There is no divergence between Maduro’s Presidentship or the alliance of anti-imperialist powers on the one hand, and the Communist Party of Venezuela on the other. If there is another coup attempt today, the communists of Venezuela will fight against it. While the coup threat has stepped back, the balance is changing to favor Venezuela's dependence on the United States through compromises. The working classes would pay for such a new balance.

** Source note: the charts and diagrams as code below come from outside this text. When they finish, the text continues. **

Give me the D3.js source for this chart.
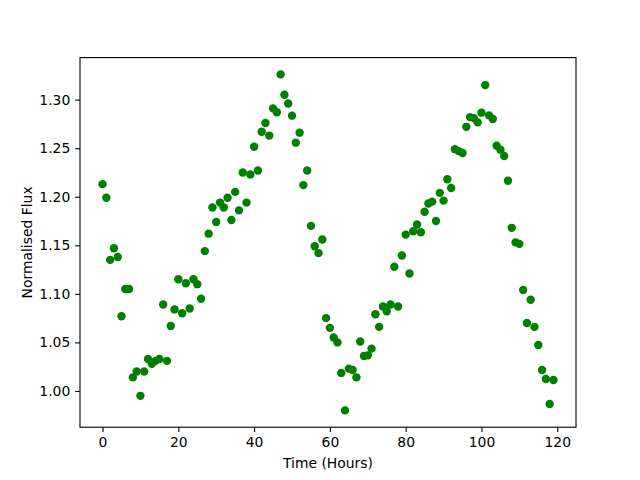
<!DOCTYPE html>
<html>
<head>
<meta charset="utf-8">
<script src="https://cdn.jsdelivr.net/npm/d3@7"></script>
<style>
  body { margin: 0; background: #fff; }
  text { font-family: "DejaVu Sans", sans-serif; }
</style>
</head>
<body>
<div id="chart"></div>
<script>
var width = 640
var height = 480
var margin = { top: 57.6, right: 64, bottom: 52.8, left: 80 }

// time of each observation (hours)
var hours = [
  0, 1, 2, 3, 4, 5, 6, 7, 8, 9, 10, 11, 12, 13, 14, 15, 16, 17, 18, 19,
  20, 21, 22, 23, 24, 25, 26, 27, 28, 29, 30, 31, 32, 33, 34, 35, 36, 37, 38, 39,
  40, 41, 42, 43, 44, 45, 46, 47, 48, 49, 50, 51, 52, 53, 54, 55, 56, 57, 58, 59,
  60, 61, 62, 63, 64, 65, 66, 67, 68, 69, 70, 71, 72, 73, 74, 75, 76, 77, 78, 79,
  80, 81, 82, 83, 84, 85, 86, 87, 88, 89, 90, 91, 92, 93, 94, 95, 96, 97, 98, 99,
  100, 101, 102, 103, 104, 105, 106, 107, 108, 109, 110, 111, 112, 113, 114, 115, 116, 117, 118, 119
]

// normalised flux at each time
var flux = [
  1.213, 1.199, 1.135, 1.147, 1.138, 1.077, 1.105, 1.105, 1.014, 1.020,
  0.995, 1.020, 1.033, 1.028, 1.031, 1.033, 1.089, 1.031, 1.067, 1.084,
  1.115, 1.080, 1.111, 1.085, 1.115, 1.110, 1.095, 1.144, 1.162, 1.189,
  1.174, 1.194, 1.189, 1.199, 1.176, 1.205, 1.186, 1.225, 1.194, 1.223,
  1.2515, 1.227, 1.267, 1.276, 1.263, 1.291, 1.287, 1.326, 1.305, 1.296,
  1.2835, 1.2557, 1.266, 1.212, 1.227, 1.170, 1.149, 1.142, 1.156, 1.075,
  1.065, 1.055, 1.050, 1.0186, 0.980, 1.023, 1.0216, 1.014, 1.051, 1.036,
  1.0367, 1.0436, 1.079, 1.066, 1.087, 1.082, 1.089, 1.128, 1.087, 1.1395,
  1.161, 1.121, 1.1645, 1.1715, 1.1635, 1.1845, 1.193, 1.195, 1.175, 1.204,
  1.196, 1.218, 1.209, 1.249, 1.247, 1.245, 1.272, 1.282, 1.281, 1.2766,
  1.2866, 1.315, 1.2838, 1.280, 1.2526, 1.2485, 1.242, 1.2165, 1.168, 1.153,
  1.1515, 1.104, 1.070, 1.094, 1.066, 1.0474, 1.0216, 1.0124, 0.9866, 1.0113
]

var xTicks = [0, 20, 40, 60, 80, 100, 120]
var yTicks = [1.00, 1.05, 1.10, 1.15, 1.20, 1.25, 1.30]

var data = hours.map((h, i) => ({ t: h, f: flux[i] }))

// pad the domains by 5% like matplotlib does
function padded(ext) {
  var p = (ext[1] - ext[0]) * 0.05
  return [ext[0] - p, ext[1] + p]
}

var svg = d3.select("#chart")
  .append("svg")
  .attr("width", width)
  .attr("height", height)

var xScale = d3.scaleLinear()
  .domain(padded(d3.extent(hours)))
  .range([margin.left, width - margin.right])

var yScale = d3.scaleLinear()
  .domain(padded(d3.extent(flux)))
  .range([height - margin.bottom, margin.top])

var xAxis = d3.axisBottom(xScale)
  .tickValues(xTicks)
  .tickSize(4.86)
  .tickPadding(4.9)
  .tickFormat(d3.format("d"))

var yAxis = d3.axisLeft(yScale)
  .tickValues(yTicks)
  .tickSize(4.86)
  .tickPadding(4.9)
  .tickFormat(d3.format(".2f"))

// points
svg.append("g")
  .attr("class", "points")
  .selectAll("circle")
  .data(data)
  .enter()
  .append("circle")
  .attr("cx", d => xScale(d.t))
  .attr("cy", d => yScale(d.f))
  .attr("r", 4.2)
  .style("fill", "#008000")

// frame
svg.append("rect")
  .attr("x", margin.left)
  .attr("y", margin.top)
  .attr("width", width - margin.left - margin.right)
  .attr("height", height - margin.top - margin.bottom)
  .attr("fill", "none")
  .attr("stroke", "black")
  .attr("stroke-width", 1.1)

svg.append("g")
  .attr("transform", `translate(0,${height - margin.bottom})`)
  .attr("class", "x-axis")
  .call(xAxis)
  .call(g => g.select(".domain").remove())
  .call(g => g.selectAll(".tick line").attr("stroke-width", 1.1))
  .selectAll("text")
  .style("font-size", "13.9px")
  .style("fill", "black")

svg.append("g")
  .attr("transform", `translate(${margin.left},0)`)
  .attr("class", "y-axis")
  .call(yAxis)
  .call(g => g.select(".domain").remove())
  .call(g => g.selectAll(".tick line").attr("stroke-width", 1.1))
  .selectAll("text")
  .style("font-size", "13.9px")
  .style("fill", "black")

svg.append("text")
  .attr("class", "x-label")
  .attr("text-anchor", "middle")
  .attr("x", (margin.left + width - margin.right) / 2)
  .attr("y", 468)
  .style("font-size", "13.9px")
  .text("Time (Hours)")

svg.append("text")
  .attr("class", "y-label")
  .attr("text-anchor", "middle")
  .attr("transform", `translate(32,${(margin.top + height - margin.bottom) / 2}) rotate(-90)`)
  .style("font-size", "13.9px")
  .text("Normalised Flux")
</script>
</body>
</html>
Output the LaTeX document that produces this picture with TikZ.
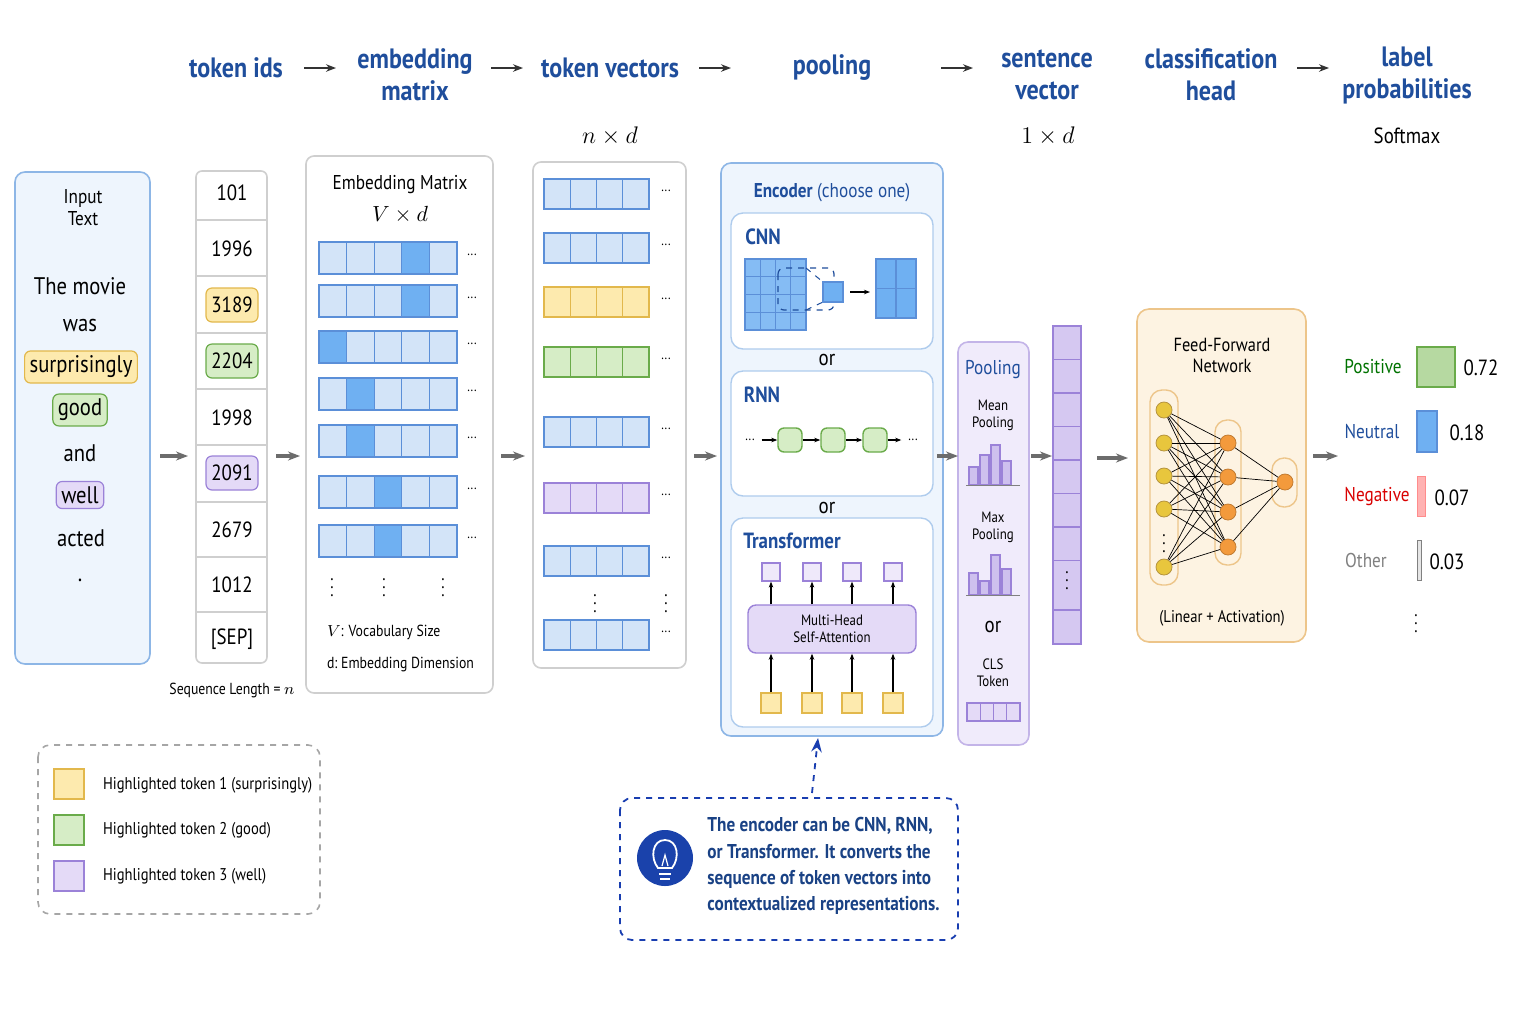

If there is capital accumulation in a country, there are class antagonisms. If the transfer of wealth to capital is the only way to keep the economy alive, it would increase inequalities and deepen class antagonisms. The state is an apparatus of dominant classes and functions accordingly. Where a communist stands in the face of increasing class antagonisms, cleavages, unrest, and suppression of such reaction is clear. If landlords are prospering, poor peasants' rebellion will flare out again. There is poverty and famine if speculators and black marketers win. The Communist Party takes the side of the working classes and pioneers the history in this fight.
The Communist Party of Venezuela defends the independent political route of the working classes. It uses the election as a means of class struggle to warn their friends in the Socialist Party. It struggles to change the political balance for its grassroots in the public sector, oil, communication, peasant movement. Such a move should be noted in history.
What is happening in Venezuela should not be a repetition despite the struggle of the people. We need to trust the political consciousness of the people, which was tested for twenty years. This consciousness carries the Popular Revolutionary Alternative to the election. Chavistas could still fight for the revolution.